Le monde du quantique est en pleine effervescence. Start-ups et universités rivalisent d’annonces sur ce thème en adressant différentes thématiques (création de qubit logique, réduction des erreurs,…). La sécurité est également un terrain de jeux notamment autour de la génération de nombres aléatoires, un procédé essentiel pour le chiffrement des données. Une récente découverte par une équipe de l’université du Colorado à Boulder, dirigée par Gautam A. Kavuri, répond à une problématique persistante : comment générer un nombre aléatoire inviolable ?

Elle a développé Curby (Colorado University Randomness Beacon), un système quantique produisant des nombres aléatoires vérifiables et infalsifiables. Les travaux ont été publiés dans la revue Nature et détaillée dans une prépublication arXiv. Concrètement, Curby exploite le phénomène d’intrication quantique où les particules maintiennent des états interconnectés quelle que soit la distance, pour créer des résultats fondamentalement imprévisibles. Techniquement, Curby tire son entropie de mesures de photons intriqués dont les états mystérieusement liés constituent une source d'imprévisibilité fondée sur la physique.

Un système qui séduit les experts

Chaque mesure est enregistrée dans une chaîne de hachage cryptographique utilisant le protocole Twine de l'équipe, créant ainsi une trace auditable et inviolable. Toute tentative de modification des sorties passées briserait l'intégrité de la chaîne, révélant immédiatement la falsification, indique la publication. « Nous avons construit un système accessible à tous pour générer et vérifier l'aléatoire, sans obstacle majeur à une mise à l'échelle mondiale », a déclaré Gautam A. Kavuri lors d'un échange avec CSOonline. A cette occasion, il a expliqué que l'architecture distribuée de Curby, soutenue par des outils open source basés sur Docker comme le package « beacon-in-a-box », facilite l’adoption par les entreprises.

Les experts semblent séduits par cette initiative comme le montre Narayan Gokhale, vice-président du groupe QKS. « D'un point de vue sécuritaire, cette approche offre un atout précieux : la possibilité de vérifier indépendamment que les nombres aléatoires n'ont pas été compromis », affirme-t-il. Tout en saluant, « le transfert de la confiance des hypothèses logicielles opaques vers des principes physiques vérifiables ». Autre avantage pour le spécialiste, l’architecture distribuée et vérifiable introduit « un niveau de confiance essentiel pour des secteurs avec des infrastructures critiques à l’ère des cybermenaces accrues ».

Des cas d’usage multiples

Le système Curby est conçu pour les applications où le caractère aléatoire vérifiable est essentiel, notamment les protocoles de chiffrement ou les loteries numériques et les audits publics. Il peut intéresser des secteurs comme la finance, les infrastructures et le gouvernement, où le caractère aléatoire vérifiable revêt une importance opérationnelle et réglementaire.
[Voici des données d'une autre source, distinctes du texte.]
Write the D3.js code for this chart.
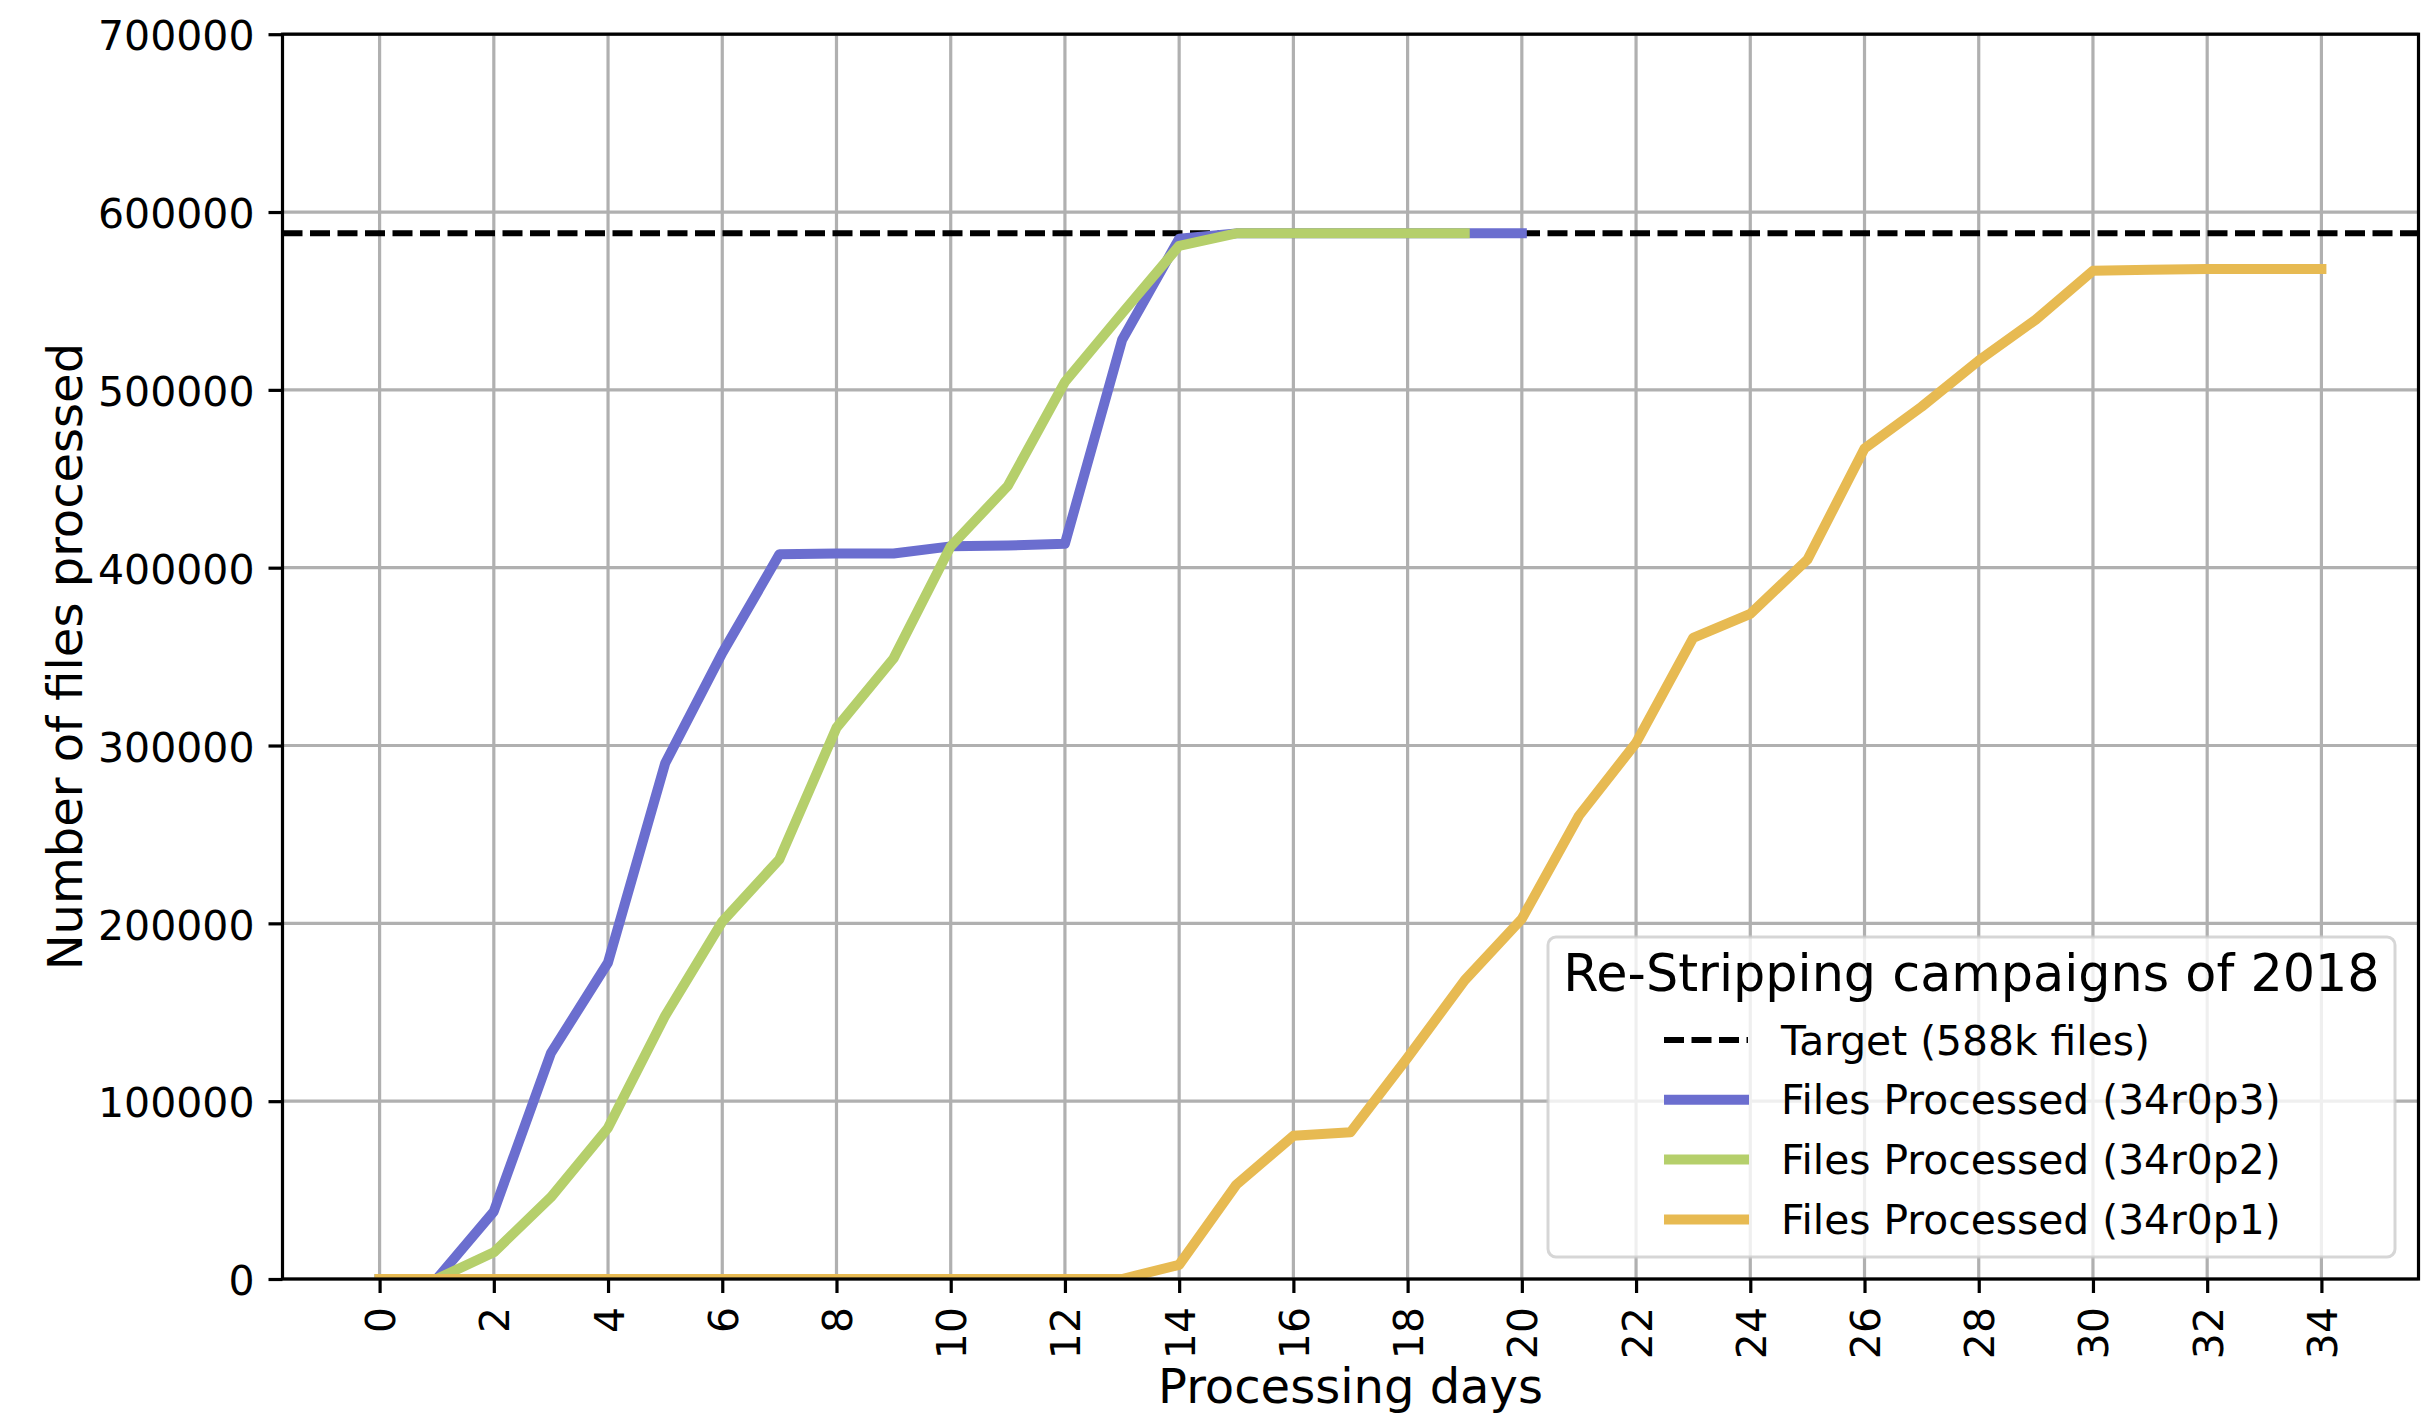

L’architecture distribuée du service est un autre atout, qui ouvre la voie à des formes d’infrastructures de confiance décentralisées. Narayan Gokhale suggère que « le modèle de balises Curby préfigure un avenir où les systèmes décentralisés s'appuieront sur l'aléatoire quantiquement vérifiable comme point de confiance partagée, allant au-delà de l'infrastructure à clés publiques (PKI) traditionnelle ou du consensus blockchain vers une couche de confiance davantage ancrée dans la physique ».